Bazen daha hastanın odasına girer girmez, hava keskin bir idrar kokusuyla da dolabilir. Erkek hastalarda prostat büyümesi, kadınlarda mesane-vajina fistülü, yaşlılığa bağlı idrar kaçırma bu kokulara sebep olabilir. Kronik astımlı çok öksüren yaşlı kadınlar da idrar kaçırabilirler.

Bakımsız, akıl hastalığı olan kişilerde yıkanmamaya bağlı hem vücuttan, hem çamaşırlardan kaynaklanan fena bir koku vardır. Kangren ve geniş yanıklarda da fena koku olabilir.

 

MUTLAKA DİŞ İPİ KULLANILMALI

 

Öncelikle kokunun sebebinin belirlenmesi gerekir. Altta yatan bir hastalığa bağlı ağız kokularında kesin tedavi o hastalığın kontrol altına alınması ile mümkün olur.

 Besinler iyice çiğnendikten sonra yutulmalıdır.

 Yemeklerden sonra ağız, su ile çalkalanarak ağız boşluğunda yemek kırıntılarının kalmaması sağlanmalıdır.

 Bol su veya soda içmeli ama şekerli ve gazlı içeceklerden kaçınılmalıdır.

 Dişler ve dilin fırçalanması önemlidir.

Diş aralıkları da diş ipleri ile düzenli olarak temizlenmelidir.

 Koku yapan yiyecek, sigara ve alkolden uzak durulmalıdır.

 Ağızda kokuya sebep olabilecek diş çürüğü, diş eti hastalığı gibi durumlar ortadan kaldırılmalıdır.

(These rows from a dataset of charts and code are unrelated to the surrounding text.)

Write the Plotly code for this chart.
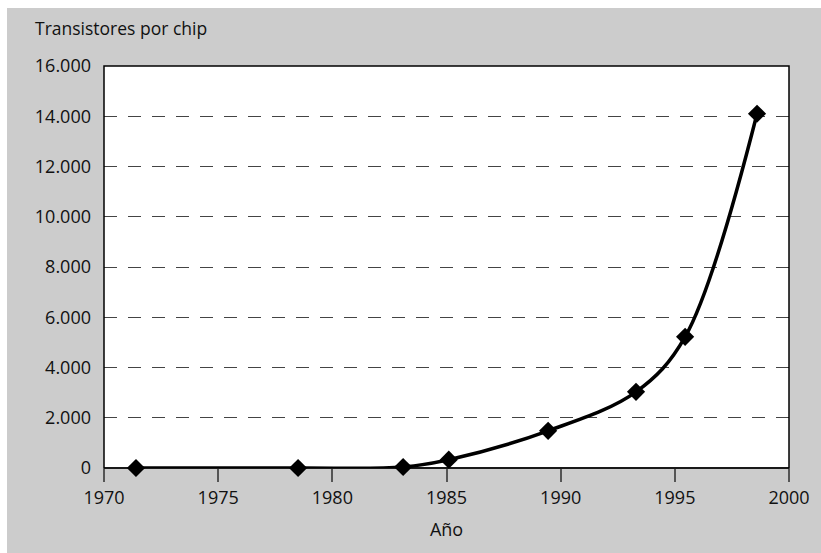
import plotly.graph_objects as go

years = [1971.4, 1978.5, 1983.1, 1985.1, 1989.45, 1993.3, 1995.45, 1998.6]
transistors = [0, 0, 40, 330, 1480, 3030, 5220, 14100]

y_title = "Transistores por chip"
x_title = "Año"

W, H = 821, 553
L, R, T, B = 104, 32, 66, 85
PW, PH = W - L - R, H - T - B

fig = go.Figure()
fig.add_trace(go.Scatter(
    x=years, y=transistors, mode="lines+markers",
    line=dict(color="black", width=3.5, shape="spline", smoothing=1.0),
    marker=dict(symbol="diamond", size=14, color="black"),
    showlegend=False, cliponaxis=False,
))

font_family = "Open Sans, Noto Sans, sans-serif"

fig.update_layout(
    width=W, height=H,
    margin=dict(l=L, r=R, t=T, b=B),
    paper_bgcolor="#cccccc",
    plot_bgcolor="white",
    separators=",.",
    font=dict(family=font_family, size=18, color="#111"),
    shapes=[
        # white page strips at top and left
        dict(type="rect", xref="paper", yref="paper", layer="below",
             x0=-L / PW, x1=(W - L) / PW, y0=(H - 8 - B) / PH, y1=(H - B) / PH,
             fillcolor="white", line=dict(width=0)),
        dict(type="rect", xref="paper", yref="paper", layer="below",
             x0=-L / PW, x1=(7 - L) / PW, y0=-B / PH, y1=(H - B) / PH,
             fillcolor="white", line=dict(width=0)),
        dict(type="rect", xref="paper", yref="paper", layer="above",
             x0=0, x1=1, y0=0, y1=1, line=dict(color="black", width=1.5)),
    ],
    annotations=[
        dict(text=y_title, xref="paper", yref="paper", x=(33 - L) / PW,
             y=(H - 28 - B) / PH, xanchor="left", yanchor="middle",
             showarrow=False, font=dict(size=17.5)),
    ],
)

fig.update_xaxes(
    range=[1970, 2000], tickvals=[1970, 1975, 1980, 1985, 1990, 1995, 2000],
    ticks="outside", ticklen=13, tickcolor="#555", tickwidth=1.5,
    showgrid=False, zeroline=False, showline=False,
    title=dict(text=x_title, font=dict(size=18), standoff=15),
    tickfont=dict(size=18),
)
fig.update_yaxes(
    range=[0, 16000], tickvals=list(range(0, 16001, 2000)), tickformat=",",
    showgrid=True, gridcolor="#444", gridwidth=1.2, griddash="13px,11px",
    zeroline=True, zerolinecolor="#666", zerolinewidth=1.5,
    ticks="", ticklabelstandoff=12, showline=False,
    tickfont=dict(size=18),
)

fig.write_html(
    "out.html",
    config={"displayModeBar": False},
    post_script="document.body.style.margin='0';document.body.style.overflow='hidden';",
)
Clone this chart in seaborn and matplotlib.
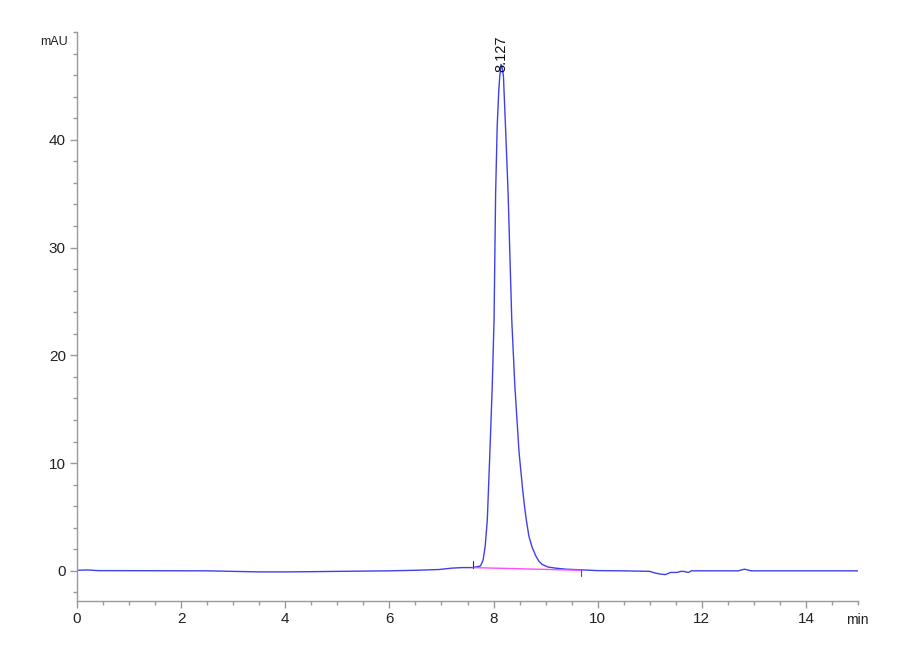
import matplotlib
matplotlib.use("Agg")
import matplotlib.pyplot as plt
import numpy as np
import pandas as pd
import seaborn as sns
from matplotlib.ticker import FixedLocator, MultipleLocator

# ================================
# Chromatogram trace (time in min, signal in mAU)
# ================================

time_min = [0.0, 0.2, 0.4, 2.5, 3.0, 3.5, 4.0, 4.5, 5.0, 6.0, 6.5, 6.95,
            7.2, 7.4, 7.6, 7.75, 7.80, 7.84, 7.88, 7.93, 7.975, 8.01, 8.04,
            8.07, 8.10, 8.12, 8.145, 8.17, 8.19, 8.23, 8.28, 8.35, 8.41,
            8.49, 8.56, 8.60, 8.63, 8.68, 8.74, 8.81, 8.87, 8.93, 9.05,
            9.19, 9.4, 9.64, 10.0, 10.5, 11.0, 11.1, 11.2, 11.3, 11.4,
            11.52, 11.6, 11.65, 11.74, 11.8, 12.0, 12.7, 12.82, 12.95, 13.5,
            14.0, 15.0]
signal_mau = [0.05, 0.08, 0.02, 0.0, -0.05, -0.1, -0.1, -0.08, -0.05, 0.0,
              0.05, 0.12, 0.25, 0.3, 0.3, 0.45, 1.0, 2.3, 4.7, 11.0, 17.1,
              23.3, 35.0, 41.2, 44.5, 45.9, 47.0, 46.6, 45.9, 41.2, 35.0,
              23.3, 17.1, 11.0, 7.5, 5.8, 4.7, 3.2, 2.2, 1.4, 0.9, 0.6,
              0.35, 0.25, 0.15, 0.1, 0.02, 0.0, -0.05, -0.2, -0.3, -0.35,
              -0.15, -0.15, -0.05, -0.05, -0.15, 0.0, 0.0, 0.0, 0.15, 0.0,
              0.0, 0.0, 0.0]

# integration baseline (start / end of the peak)
base_time = [7.6, 9.68]
base_mau = [0.3, 0.05]

peak_time = 8.145
peak_label = "8.127"

y_major = [0, 10, 20, 30, 40]

df = pd.DataFrame({"time": time_min, "signal": signal_mau})

sns.set_style("white")
plt.rcParams["font.family"] = ["Liberation Sans Narrow", "Liberation Sans",
                               "DejaVu Sans"]

fig = plt.figure(figsize=(9, 6.6), dpi=100)
ax = fig.add_axes([77 / 900, 1 - 601 / 660, 781 / 900, 569 / 660])

sns.lineplot(data=df, x="time", y="signal", ax=ax, color="#4040ea",
             linewidth=1.0, estimator=None)
sns.lineplot(x=base_time, y=base_mau, ax=ax, color="#ff4cff", linewidth=1.0)

# start / end tick marks of the integration
ax.plot([base_time[0], base_time[0]], [base_mau[0], base_mau[0] + 0.6],
        color="#333333", linewidth=0.8)
ax.plot([base_time[1], base_time[1]], [base_mau[1], base_mau[1] - 0.55],
        color="#555555", linewidth=0.8)

ax.text(peak_time, 46.3, peak_label, rotation=90, ha="center", va="bottom",
        fontsize=10.5, color="#111111", family=["Liberation Sans"])

ax.set_xlim(0, 15)
ax.set_ylim(-2.8, 50)
ax.xaxis.set_major_locator(MultipleLocator(2))
ax.xaxis.set_minor_locator(MultipleLocator(0.5))
ax.yaxis.set_major_locator(FixedLocator(y_major))
ax.yaxis.set_minor_locator(MultipleLocator(2))

for side in ["top", "right"]:
    ax.spines[side].set_visible(False)
for side in ["left", "bottom"]:
    ax.spines[side].set_color("#999999")
    ax.spines[side].set_linewidth(1.0)

ax.tick_params(which="major", length=5, width=1, color="#999999",
               labelsize=11, labelcolor="#222222", direction="out",
               bottom=True, left=True, pad=3)
ax.tick_params(which="minor", length=3, width=1, color="#999999",
               direction="out", bottom=True, left=True)
ax.set_xlabel("")
ax.set_ylabel("")

fig.text(68 / 900, 1 - 42 / 660, "mAU", ha="right", va="center",
         fontsize=9, color="#222222")
fig.text(846 / 900, 1 - 620 / 660, "min", ha="left", va="center",
         fontsize=10, color="#222222")

fig.savefig("out.png", dpi=100)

 Şekersiz naneli veya tarçınlı sakızlar ve maydanoz çiğnenmesi her türlü ağız kokusuna karşı fayda sağlayabilir.

 

 

 

AĞIZ KANSERİNİN BELİRTİLERİ NELERDİR?

 

 Dudaklarda, diş etlerinde veya ağzınızın içinde kolaylıkla kanayan ve iyileşmeyen bir yara

 Yanakta, dilinizle hissedebileceğiniz bir şişkinlik veya kalınlaşma

 Ağzınızın herhangi bir bölümünde his kaybı veya uyuşukluk

 Diş etlerinde, dilde veya ağız içindeki beyaz veya kırmızı benekler

 Çiğneme veya yutma güçlüğü

 Ağzınızda acı veya tarifsiz bir ağrı veya bilinen bir sebep olmaksızın boğazınıza bir şey takılma hissi

 Ses değişikliği

 

AĞIZ KANSERİ NEDİR?

 

Ağız kanseri, dudakların (genellikle alt dudak) üstünde, ağzın içinde, gırtlak, bademcikler veya tükürük bezlerinin arkasında meydana gelen kanserdir. Kadınlardan ziyade erkeklerde daha sık görülmekle birlikte 40 yaşın üzerindekilerde daha çok karşılaşılabilen bir durumdur. Yoğun alkol kullanımı ile birlikte sigara, en önemli risk faktörüdür. Erken teşhis edilmezse; ameliyat, radyasyon terapisi veya kemoterapi gerektirebilir.